By 1983, the ERA was defeated. In the process, Mrs. Schlafly says, a powerful new alliance had been formed between churchgoing Americans and those conservatives chiefly concerned about economic and foreign-policy issues.

Over the years, the religious right has “been educated” on such issues by conservative leaders, she says. “At the same time, the pro-family conservative movement has educated economic conservatives about the social issues.”

Mrs. Schlafly’s credentials as a member of the conservative movement’s Old Guard are unimpeachable. Her first book, “A Choice, Not an Echo,” sold an astonishing 3 million copies nationally and helped turn the 1964 Republican presidential nomination away from New York Gov. Nelson Rockefeller — leader of the liberal “Eastern establishment” wing of the party — and give it to Mr. Goldwater, hero of the GOP’s conservative rank and file.

The Arizona senator stood for free markets, limited government and a military strong enough to defeat Soviet communism. Although he lost in a landslide to President Lyndon Johnson, Mr. Goldwater’s 1964 candidacy has since been viewed as the turning point in the rise of Republican conservatism.

The social and religious conservatives among whom Mrs. Schlafly remains a powerful leader are not, she says, part of the same movement as economic conservatives.

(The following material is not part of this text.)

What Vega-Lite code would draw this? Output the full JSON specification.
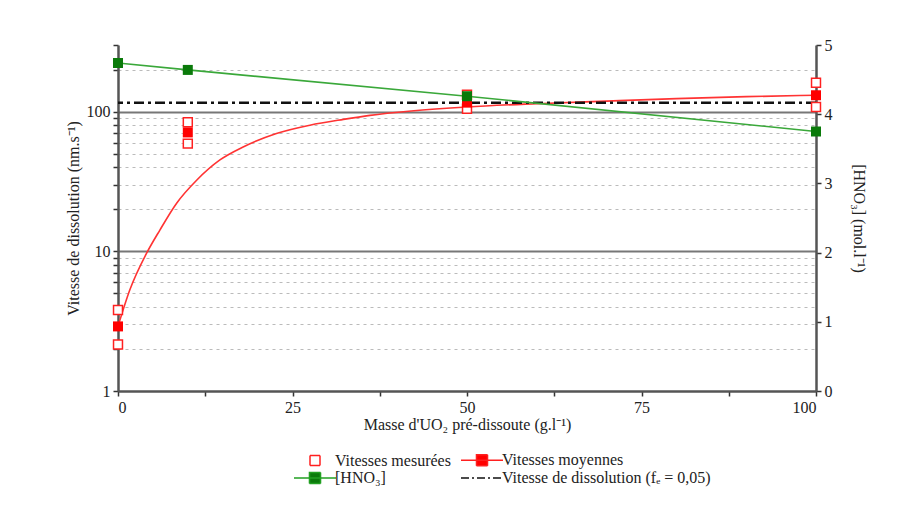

“It’s really a different movement. It was a coalition of those two movements — the economic-national defense conservatives who were still around after Goldwater and then the social conservatives who woke up in the ’70s — that elected Ronald Reagan.”

And, she says, the family values movement’s message to the economic conservatives has gotten through loud and clear: “You better stick with us or you’re not going to win any elections.”

For all her social conservatism, Mrs. Schlafly remains very much the Goldwater-Reagan conservative when it comes to limited government and the role of the United States in the world.

Her operational definition of conservatism is “lower taxes, limited government, fiscal integrity — and American military superiority, because everybody is safer that way.”

But she says it doesn’t follow that the mightiest nation in the world has an obligation to spread democracy by force of arms.

“No, I do not believe it is the mission of our country to tell other countries how to run their affairs,” she says. “Our public officials have an obligation to obey the Constitution. They don’t have an obligation to reform the world.”

Is that an integral part of the definition of conservatism?

“I think so,” Mrs. Schlafly says. “It would certainly be an integral part of what Bob Taft believed. And what Goldwater believed. And I think what Reagan believed.”